◆ Exercise objective
Extract the complete data exactly as given.

◆ Data shown

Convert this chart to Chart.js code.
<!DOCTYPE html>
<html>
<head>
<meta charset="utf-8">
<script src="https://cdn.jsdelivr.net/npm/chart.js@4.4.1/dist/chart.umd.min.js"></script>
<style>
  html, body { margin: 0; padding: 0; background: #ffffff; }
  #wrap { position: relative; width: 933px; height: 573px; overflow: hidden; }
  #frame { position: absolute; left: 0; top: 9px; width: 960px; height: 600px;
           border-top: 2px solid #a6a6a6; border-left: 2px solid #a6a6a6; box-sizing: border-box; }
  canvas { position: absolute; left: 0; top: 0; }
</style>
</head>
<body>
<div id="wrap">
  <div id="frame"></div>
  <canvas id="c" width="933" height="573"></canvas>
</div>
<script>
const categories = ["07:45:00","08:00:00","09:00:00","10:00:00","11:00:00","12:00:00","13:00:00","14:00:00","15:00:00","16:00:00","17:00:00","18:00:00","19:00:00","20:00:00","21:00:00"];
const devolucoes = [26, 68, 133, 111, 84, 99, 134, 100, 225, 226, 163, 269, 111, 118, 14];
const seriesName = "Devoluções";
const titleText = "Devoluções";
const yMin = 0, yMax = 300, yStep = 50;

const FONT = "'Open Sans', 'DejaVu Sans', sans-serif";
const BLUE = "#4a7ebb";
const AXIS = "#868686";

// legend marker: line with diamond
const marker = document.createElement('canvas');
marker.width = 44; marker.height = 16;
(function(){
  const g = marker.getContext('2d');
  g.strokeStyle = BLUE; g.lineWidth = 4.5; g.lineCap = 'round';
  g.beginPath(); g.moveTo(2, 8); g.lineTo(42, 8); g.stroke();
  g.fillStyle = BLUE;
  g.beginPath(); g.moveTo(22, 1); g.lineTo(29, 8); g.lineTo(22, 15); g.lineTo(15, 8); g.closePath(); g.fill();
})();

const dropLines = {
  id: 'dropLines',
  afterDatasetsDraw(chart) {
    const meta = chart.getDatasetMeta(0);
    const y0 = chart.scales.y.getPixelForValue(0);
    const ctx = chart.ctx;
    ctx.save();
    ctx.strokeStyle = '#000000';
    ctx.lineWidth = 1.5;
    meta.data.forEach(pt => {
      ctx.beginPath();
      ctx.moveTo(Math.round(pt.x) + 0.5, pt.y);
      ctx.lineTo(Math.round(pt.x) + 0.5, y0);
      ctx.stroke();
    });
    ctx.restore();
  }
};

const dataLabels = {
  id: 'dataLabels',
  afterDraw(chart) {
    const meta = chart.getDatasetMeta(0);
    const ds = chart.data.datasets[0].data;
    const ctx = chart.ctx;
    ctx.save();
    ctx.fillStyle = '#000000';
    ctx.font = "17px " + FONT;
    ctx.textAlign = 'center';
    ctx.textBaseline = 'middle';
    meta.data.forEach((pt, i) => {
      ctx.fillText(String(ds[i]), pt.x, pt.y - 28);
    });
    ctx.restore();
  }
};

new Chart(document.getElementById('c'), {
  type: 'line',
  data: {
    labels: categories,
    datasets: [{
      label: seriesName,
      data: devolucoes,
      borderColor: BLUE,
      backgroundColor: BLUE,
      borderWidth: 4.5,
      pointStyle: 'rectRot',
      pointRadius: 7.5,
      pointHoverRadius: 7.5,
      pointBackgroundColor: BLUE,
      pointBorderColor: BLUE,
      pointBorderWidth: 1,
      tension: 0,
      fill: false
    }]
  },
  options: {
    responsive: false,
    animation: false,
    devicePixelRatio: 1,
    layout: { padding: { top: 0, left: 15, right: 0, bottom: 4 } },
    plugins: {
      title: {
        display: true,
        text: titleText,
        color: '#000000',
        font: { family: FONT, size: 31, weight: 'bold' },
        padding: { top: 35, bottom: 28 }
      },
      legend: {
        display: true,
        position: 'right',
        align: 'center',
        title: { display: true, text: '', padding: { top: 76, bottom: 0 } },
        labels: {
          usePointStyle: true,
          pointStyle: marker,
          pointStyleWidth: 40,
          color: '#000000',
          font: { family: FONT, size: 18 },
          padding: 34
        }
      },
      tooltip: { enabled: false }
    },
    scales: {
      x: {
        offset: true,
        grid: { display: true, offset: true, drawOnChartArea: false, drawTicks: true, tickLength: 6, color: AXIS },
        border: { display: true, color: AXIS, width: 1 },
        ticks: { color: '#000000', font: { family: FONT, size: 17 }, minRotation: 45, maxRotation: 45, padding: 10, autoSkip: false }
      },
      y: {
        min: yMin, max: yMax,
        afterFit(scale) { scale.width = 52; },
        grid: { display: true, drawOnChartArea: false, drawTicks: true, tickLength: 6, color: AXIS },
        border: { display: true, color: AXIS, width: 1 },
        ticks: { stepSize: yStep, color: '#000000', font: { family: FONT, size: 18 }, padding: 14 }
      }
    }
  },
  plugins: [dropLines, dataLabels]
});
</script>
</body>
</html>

◆ Finished answer
Convert this chart to Chart.js code.
<!DOCTYPE html>
<html>
<head>
<meta charset="utf-8">
<script src="https://cdn.jsdelivr.net/npm/chart.js@4.4.1/dist/chart.umd.min.js"></script>
<style>
  html, body { margin: 0; padding: 0; background: #ffffff; }
  #wrap { position: relative; width: 933px; height: 573px; overflow: hidden; }
  #frame { position: absolute; left: 0; top: 9px; width: 960px; height: 600px;
           border-top: 2px solid #a6a6a6; border-left: 2px solid #a6a6a6; box-sizing: border-box; }
  canvas { position: absolute; left: 0; top: 0; }
</style>
</head>
<body>
<div id="wrap">
  <div id="frame"></div>
  <canvas id="c" width="933" height="573"></canvas>
</div>
<script>
const categories = ["07:45:00","08:00:00","09:00:00","10:00:00","11:00:00","12:00:00","13:00:00","14:00:00","15:00:00","16:00:00","17:00:00","18:00:00","19:00:00","20:00:00","21:00:00"];
const devolucoes = [26, 68, 133, 111, 84, 99, 134, 100, 225, 226, 163, 269, 111, 118, 14];
const seriesName = "Devoluções";
const titleText = "Devoluções";
const yMin = 0, yMax = 300, yStep = 50;

const FONT = "'Open Sans', 'DejaVu Sans', sans-serif";
const BLUE = "#4a7ebb";
const AXIS = "#868686";

// legend marker: line with diamond
const marker = document.createElement('canvas');
marker.width = 44; marker.height = 16;
(function(){
  const g = marker.getContext('2d');
  g.strokeStyle = BLUE; g.lineWidth = 4.5; g.lineCap = 'round';
  g.beginPath(); g.moveTo(2, 8); g.lineTo(42, 8); g.stroke();
  g.fillStyle = BLUE;
  g.beginPath(); g.moveTo(22, 1); g.lineTo(29, 8); g.lineTo(22, 15); g.lineTo(15, 8); g.closePath(); g.fill();
})();

const dropLines = {
  id: 'dropLines',
  afterDatasetsDraw(chart) {
    const meta = chart.getDatasetMeta(0);
    const y0 = chart.scales.y.getPixelForValue(0);
    const ctx = chart.ctx;
    ctx.save();
    ctx.strokeStyle = '#000000';
    ctx.lineWidth = 1.5;
    meta.data.forEach(pt => {
      ctx.beginPath();
      ctx.moveTo(Math.round(pt.x) + 0.5, pt.y);
      ctx.lineTo(Math.round(pt.x) + 0.5, y0);
      ctx.stroke();
    });
    ctx.restore();
  }
};

const dataLabels = {
  id: 'dataLabels',
  afterDraw(chart) {
    const meta = chart.getDatasetMeta(0);
    const ds = chart.data.datasets[0].data;
    const ctx = chart.ctx;
    ctx.save();
    ctx.fillStyle = '#000000';
    ctx.font = "17px " + FONT;
    ctx.textAlign = 'center';
    ctx.textBaseline = 'middle';
    meta.data.forEach((pt, i) => {
      ctx.fillText(String(ds[i]), pt.x, pt.y - 28);
    });
    ctx.restore();
  }
};

new Chart(document.getElementById('c'), {
  type: 'line',
  data: {
    labels: categories,
    datasets: [{
      label: seriesName,
      data: devolucoes,
      borderColor: BLUE,
      backgroundColor: BLUE,
      borderWidth: 4.5,
      pointStyle: 'rectRot',
      pointRadius: 7.5,
      pointHoverRadius: 7.5,
      pointBackgroundColor: BLUE,
      pointBorderColor: BLUE,
      pointBorderWidth: 1,
      tension: 0,
      fill: false
    }]
  },
  options: {
    responsive: false,
    animation: false,
    devicePixelRatio: 1,
    layout: { padding: { top: 0, left: 15, right: 0, bottom: 4 } },
    plugins: {
      title: {
        display: true,
        text: titleText,
        color: '#000000',
        font: { family: FONT, size: 31, weight: 'bold' },
        padding: { top: 35, bottom: 28 }
      },
      legend: {
        display: true,
        position: 'right',
        align: 'center',
        title: { display: true, text: '', padding: { top: 76, bottom: 0 } },
        labels: {
          usePointStyle: true,
          pointStyle: marker,
          pointStyleWidth: 40,
          color: '#000000',
          font: { family: FONT, size: 18 },
          padding: 34
        }
      },
      tooltip: { enabled: false }
    },
    scales: {
      x: {
        offset: true,
        grid: { display: true, offset: true, drawOnChartArea: false, drawTicks: true, tickLength: 6, color: AXIS },
        border: { display: true, color: AXIS, width: 1 },
        ticks: { color: '#000000', font: { family: FONT, size: 17 }, minRotation: 45, maxRotation: 45, padding: 10, autoSkip: false }
      },
      y: {
        min: yMin, max: yMax,
        afterFit(scale) { scale.width = 52; },
        grid: { display: true, drawOnChartArea: false, drawTicks: true, tickLength: 6, color: AXIS },
        border: { display: true, color: AXIS, width: 1 },
        ticks: { stepSize: yStep, color: '#000000', font: { family: FONT, size: 18 }, padding: 14 }
      }
    }
  },
  plugins: [dropLines, dataLabels]
});
</script>
</body>
</html>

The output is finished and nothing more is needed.